WORKING DATA:
● ● ●
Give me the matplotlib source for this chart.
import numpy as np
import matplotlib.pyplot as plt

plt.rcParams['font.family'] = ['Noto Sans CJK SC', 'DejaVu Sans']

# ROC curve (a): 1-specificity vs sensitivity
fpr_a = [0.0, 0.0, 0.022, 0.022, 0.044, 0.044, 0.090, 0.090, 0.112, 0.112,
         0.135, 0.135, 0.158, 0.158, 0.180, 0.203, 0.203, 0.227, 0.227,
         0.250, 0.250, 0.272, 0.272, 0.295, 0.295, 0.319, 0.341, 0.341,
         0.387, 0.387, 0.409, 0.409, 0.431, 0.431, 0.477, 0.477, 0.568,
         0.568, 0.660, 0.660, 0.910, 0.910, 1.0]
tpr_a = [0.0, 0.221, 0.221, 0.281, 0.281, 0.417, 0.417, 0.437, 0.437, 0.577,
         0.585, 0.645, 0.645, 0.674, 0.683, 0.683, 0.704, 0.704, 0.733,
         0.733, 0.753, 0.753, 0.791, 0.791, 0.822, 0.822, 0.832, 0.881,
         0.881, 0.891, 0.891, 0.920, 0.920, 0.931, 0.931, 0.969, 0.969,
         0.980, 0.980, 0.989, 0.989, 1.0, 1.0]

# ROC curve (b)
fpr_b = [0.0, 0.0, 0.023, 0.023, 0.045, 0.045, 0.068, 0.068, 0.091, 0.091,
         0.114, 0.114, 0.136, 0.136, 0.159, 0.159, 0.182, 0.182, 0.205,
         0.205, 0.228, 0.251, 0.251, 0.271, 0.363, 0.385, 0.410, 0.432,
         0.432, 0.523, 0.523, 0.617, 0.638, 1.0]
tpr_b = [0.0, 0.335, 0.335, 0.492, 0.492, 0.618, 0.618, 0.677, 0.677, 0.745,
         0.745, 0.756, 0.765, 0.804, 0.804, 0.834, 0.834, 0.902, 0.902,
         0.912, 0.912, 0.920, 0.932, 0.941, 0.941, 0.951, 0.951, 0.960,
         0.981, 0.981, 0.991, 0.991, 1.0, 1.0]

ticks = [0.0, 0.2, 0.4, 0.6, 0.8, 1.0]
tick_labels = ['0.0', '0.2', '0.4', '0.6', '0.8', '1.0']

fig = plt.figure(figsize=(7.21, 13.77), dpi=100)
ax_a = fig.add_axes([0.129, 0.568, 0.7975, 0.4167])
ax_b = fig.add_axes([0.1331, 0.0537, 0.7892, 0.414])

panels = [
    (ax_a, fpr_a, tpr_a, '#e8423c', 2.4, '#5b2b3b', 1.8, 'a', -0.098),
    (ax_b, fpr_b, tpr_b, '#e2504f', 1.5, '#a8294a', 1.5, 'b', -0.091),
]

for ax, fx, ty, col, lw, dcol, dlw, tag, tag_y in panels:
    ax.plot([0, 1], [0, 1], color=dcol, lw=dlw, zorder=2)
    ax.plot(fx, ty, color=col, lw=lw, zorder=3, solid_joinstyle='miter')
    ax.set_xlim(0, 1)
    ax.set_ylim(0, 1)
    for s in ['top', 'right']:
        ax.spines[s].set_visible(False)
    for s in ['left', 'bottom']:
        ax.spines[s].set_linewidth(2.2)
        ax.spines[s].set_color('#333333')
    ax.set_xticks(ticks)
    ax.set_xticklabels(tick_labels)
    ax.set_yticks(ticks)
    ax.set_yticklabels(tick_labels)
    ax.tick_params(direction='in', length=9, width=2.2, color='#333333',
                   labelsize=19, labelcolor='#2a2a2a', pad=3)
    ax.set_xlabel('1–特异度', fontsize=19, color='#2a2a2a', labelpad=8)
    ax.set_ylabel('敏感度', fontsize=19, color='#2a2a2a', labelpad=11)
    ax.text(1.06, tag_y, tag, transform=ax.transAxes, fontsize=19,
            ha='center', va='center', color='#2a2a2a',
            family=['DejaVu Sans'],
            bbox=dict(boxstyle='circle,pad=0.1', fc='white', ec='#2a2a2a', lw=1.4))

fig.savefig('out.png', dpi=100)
● ● ●
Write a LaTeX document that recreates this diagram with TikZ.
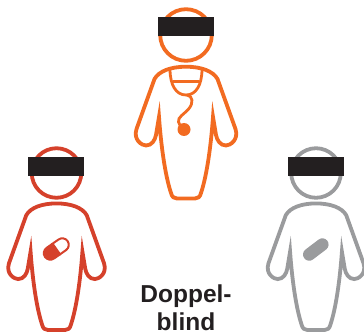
● ● ●
TASK DIRECTIONS:
List the lines of the material in which the word "this" occurs.

TASK ANSWER:
Give me the matplotlib source for this chart.
Write a LaTeX document that recreates this diagram with TikZ.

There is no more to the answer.